» What to produce: Locate each line containing the string "React" and copy it out.

Source code of charts
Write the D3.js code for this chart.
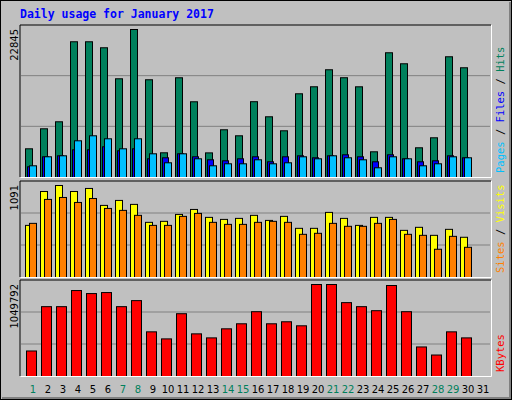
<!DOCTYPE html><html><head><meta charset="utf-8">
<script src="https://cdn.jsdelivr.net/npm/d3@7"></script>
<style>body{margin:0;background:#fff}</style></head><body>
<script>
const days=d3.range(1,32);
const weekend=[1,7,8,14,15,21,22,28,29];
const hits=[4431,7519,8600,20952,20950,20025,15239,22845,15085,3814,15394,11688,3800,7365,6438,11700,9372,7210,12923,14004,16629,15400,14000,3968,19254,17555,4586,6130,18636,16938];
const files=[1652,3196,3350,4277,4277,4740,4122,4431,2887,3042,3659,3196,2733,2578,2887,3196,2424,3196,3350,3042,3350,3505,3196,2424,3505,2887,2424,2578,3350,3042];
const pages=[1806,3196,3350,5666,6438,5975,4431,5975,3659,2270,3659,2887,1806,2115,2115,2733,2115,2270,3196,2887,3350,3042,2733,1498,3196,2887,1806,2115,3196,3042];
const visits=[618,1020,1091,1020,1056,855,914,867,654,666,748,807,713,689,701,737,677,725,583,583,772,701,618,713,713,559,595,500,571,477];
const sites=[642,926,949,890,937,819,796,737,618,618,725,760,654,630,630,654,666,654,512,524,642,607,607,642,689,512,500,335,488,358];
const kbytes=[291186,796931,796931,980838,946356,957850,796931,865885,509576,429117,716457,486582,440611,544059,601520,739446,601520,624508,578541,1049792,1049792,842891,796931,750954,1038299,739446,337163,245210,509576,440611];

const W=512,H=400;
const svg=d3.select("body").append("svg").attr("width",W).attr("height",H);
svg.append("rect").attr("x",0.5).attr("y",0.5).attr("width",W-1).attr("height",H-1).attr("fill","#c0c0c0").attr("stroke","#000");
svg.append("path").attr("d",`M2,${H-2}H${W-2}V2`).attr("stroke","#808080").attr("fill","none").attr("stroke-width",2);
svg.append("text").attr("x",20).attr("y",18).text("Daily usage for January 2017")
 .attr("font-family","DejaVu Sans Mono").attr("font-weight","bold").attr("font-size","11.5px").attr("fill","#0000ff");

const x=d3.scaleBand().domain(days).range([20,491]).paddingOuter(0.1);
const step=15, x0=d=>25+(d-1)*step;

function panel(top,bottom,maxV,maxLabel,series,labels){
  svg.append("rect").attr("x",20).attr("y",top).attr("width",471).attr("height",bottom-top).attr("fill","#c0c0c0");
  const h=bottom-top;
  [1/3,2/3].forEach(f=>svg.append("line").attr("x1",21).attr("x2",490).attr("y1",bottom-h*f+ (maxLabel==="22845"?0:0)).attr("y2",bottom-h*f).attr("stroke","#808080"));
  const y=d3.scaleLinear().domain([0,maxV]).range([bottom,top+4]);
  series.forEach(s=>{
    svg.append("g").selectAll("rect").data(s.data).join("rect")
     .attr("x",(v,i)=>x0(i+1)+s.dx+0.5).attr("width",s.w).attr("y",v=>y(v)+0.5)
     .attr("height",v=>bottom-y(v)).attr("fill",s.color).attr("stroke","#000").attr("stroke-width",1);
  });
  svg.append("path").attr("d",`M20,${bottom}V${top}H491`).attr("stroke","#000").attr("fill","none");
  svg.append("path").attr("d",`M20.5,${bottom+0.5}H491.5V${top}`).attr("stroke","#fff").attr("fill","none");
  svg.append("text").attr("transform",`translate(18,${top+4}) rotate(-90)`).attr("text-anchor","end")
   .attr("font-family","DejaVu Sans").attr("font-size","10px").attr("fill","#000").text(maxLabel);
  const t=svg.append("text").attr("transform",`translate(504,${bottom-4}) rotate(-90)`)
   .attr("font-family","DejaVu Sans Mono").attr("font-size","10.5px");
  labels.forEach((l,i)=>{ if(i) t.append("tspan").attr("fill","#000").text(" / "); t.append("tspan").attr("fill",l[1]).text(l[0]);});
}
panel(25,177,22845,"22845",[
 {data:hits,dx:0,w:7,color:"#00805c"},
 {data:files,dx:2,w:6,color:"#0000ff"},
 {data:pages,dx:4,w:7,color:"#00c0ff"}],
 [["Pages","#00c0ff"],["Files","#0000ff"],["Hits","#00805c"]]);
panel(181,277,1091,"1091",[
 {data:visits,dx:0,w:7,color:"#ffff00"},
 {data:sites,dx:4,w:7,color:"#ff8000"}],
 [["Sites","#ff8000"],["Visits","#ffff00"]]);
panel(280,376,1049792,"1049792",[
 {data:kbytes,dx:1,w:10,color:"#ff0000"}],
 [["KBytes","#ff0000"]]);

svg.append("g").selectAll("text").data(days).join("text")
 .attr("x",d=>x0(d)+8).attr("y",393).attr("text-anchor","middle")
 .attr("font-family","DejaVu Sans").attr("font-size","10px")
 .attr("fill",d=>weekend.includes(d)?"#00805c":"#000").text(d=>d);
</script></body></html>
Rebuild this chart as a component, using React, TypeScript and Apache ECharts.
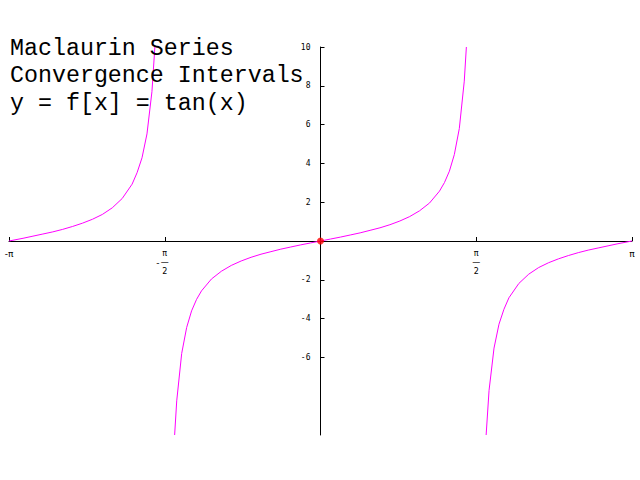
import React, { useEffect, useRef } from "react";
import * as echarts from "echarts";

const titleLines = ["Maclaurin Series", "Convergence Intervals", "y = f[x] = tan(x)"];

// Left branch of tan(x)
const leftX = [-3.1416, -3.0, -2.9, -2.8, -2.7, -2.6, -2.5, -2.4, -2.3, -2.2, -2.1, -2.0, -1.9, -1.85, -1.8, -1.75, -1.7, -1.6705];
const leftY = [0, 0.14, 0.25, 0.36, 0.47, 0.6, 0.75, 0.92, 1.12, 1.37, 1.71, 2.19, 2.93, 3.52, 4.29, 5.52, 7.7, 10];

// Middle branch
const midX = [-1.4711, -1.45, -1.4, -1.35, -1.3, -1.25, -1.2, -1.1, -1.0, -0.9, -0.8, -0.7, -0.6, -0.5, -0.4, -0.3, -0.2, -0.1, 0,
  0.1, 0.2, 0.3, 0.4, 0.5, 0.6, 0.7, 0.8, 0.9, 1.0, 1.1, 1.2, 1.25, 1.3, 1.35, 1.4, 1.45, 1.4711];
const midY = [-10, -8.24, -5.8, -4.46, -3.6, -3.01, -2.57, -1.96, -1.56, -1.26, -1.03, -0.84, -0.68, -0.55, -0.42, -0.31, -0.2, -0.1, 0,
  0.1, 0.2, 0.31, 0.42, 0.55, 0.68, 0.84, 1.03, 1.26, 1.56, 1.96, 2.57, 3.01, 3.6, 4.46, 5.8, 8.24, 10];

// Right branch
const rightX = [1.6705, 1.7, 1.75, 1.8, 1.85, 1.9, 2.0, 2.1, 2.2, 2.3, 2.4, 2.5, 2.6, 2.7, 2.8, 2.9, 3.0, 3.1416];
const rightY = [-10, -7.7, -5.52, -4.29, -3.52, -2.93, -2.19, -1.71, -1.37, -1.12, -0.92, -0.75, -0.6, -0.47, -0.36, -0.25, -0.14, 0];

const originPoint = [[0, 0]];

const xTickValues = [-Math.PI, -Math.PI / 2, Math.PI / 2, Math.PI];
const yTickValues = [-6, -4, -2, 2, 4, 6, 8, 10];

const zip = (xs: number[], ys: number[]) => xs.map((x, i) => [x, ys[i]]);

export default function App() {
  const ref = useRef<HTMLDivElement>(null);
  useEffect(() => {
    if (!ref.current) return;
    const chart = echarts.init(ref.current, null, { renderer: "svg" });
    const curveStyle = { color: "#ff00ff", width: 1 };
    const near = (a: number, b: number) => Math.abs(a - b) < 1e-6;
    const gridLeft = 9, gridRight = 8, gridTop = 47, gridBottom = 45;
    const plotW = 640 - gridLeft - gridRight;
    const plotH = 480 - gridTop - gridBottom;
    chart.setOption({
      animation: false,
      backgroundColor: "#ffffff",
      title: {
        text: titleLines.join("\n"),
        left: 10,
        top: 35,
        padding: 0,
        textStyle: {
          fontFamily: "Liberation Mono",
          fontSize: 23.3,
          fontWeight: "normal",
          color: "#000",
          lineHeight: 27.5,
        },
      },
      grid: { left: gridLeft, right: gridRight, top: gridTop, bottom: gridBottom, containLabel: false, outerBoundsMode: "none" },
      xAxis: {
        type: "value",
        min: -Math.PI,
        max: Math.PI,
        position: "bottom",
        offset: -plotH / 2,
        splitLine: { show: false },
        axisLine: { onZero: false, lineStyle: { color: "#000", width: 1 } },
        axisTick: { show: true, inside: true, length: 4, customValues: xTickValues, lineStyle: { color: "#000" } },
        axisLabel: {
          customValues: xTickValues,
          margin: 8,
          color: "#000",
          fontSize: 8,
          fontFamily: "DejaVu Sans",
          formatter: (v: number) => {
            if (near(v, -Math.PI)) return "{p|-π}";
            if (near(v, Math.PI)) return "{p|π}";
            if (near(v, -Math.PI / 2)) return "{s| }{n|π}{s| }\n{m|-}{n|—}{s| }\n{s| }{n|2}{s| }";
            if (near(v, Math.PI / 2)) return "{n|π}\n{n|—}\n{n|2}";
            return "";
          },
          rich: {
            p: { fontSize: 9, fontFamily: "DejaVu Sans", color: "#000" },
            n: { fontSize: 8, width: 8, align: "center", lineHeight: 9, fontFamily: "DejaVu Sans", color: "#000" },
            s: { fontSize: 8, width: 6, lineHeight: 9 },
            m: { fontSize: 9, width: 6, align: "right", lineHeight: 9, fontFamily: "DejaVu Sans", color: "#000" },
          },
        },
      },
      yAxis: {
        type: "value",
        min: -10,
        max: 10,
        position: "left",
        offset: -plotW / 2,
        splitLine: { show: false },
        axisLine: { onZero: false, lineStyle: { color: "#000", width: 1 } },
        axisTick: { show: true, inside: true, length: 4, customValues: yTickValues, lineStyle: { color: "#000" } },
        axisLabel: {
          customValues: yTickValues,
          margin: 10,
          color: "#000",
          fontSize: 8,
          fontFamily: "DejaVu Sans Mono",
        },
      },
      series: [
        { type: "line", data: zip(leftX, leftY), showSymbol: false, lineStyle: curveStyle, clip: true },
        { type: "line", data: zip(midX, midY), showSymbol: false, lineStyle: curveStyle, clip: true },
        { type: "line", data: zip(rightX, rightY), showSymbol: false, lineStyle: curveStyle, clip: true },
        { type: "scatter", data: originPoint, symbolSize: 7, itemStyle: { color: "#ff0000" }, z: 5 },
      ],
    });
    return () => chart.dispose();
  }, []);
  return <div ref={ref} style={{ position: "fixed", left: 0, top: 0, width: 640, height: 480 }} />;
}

» Full output:
Rebuild this chart as a component, using React, TypeScript and Apache ECharts.
import React, { useEffect, useRef } from "react";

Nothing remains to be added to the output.